Because you see, for anyone who still enjoys the stirring lilt of classic harmony-drenched folk, the history of singers gone and those who grace us still, and the stripped down sweetness of two musicians working within six strings of a rhythm all their own…. well, you really did end up missing out. Sarah Lee Guthrie and Johnny Irion are much like two sides of a complementary coin to each other; while Irion might play lead fiddle to Guthrie one moment the next would seamlessly transition to Guthrie adding backing vocals or percussion to Irion occasionally going “off-script”. Improv aside though, their set wound through children’s songs they’d written (“Go Wagaloo”), tracks from 2013’s superb “Wassaic Way” (“Chairman Meow”, “Lowest Ebb”, “Hurricane Window”), covers (“And I Love Her”, “Runaway”), and everything in between (the nod to Sarah Lee’s grandfather Woody with the murder ballad “Tom Joad” felt especially appropriate). But truly the best moments were when the two would be in tandem, whether it was harmonizing, storytelling, or layering guitar against guitar.

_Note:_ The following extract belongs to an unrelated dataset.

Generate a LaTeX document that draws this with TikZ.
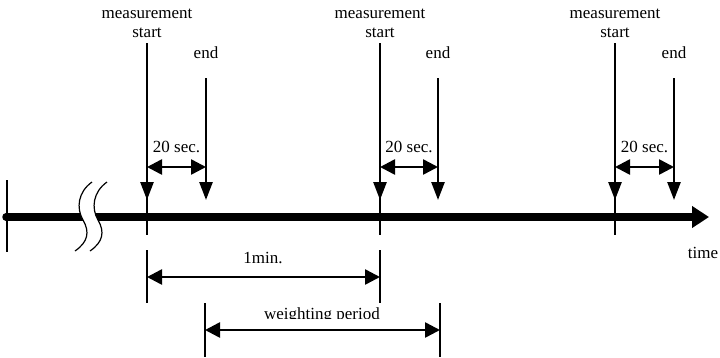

The duo closed their set with a quaint off-PA version of “When The Lilacs Are In Bloom” that took them directly into the crowd, and if anything could make that small gathering of people feel appropriate, this moment was it. Because despite how disappointing it was to see Sarah Lee & Johnny treated to such a minimal gathering, there was such power in that too. Like a group of friends swapping songs and stories around the campfire, this was sharing and imparting the power of music at it’s simplest roots. And that, is truly when intimacy shines the brightest.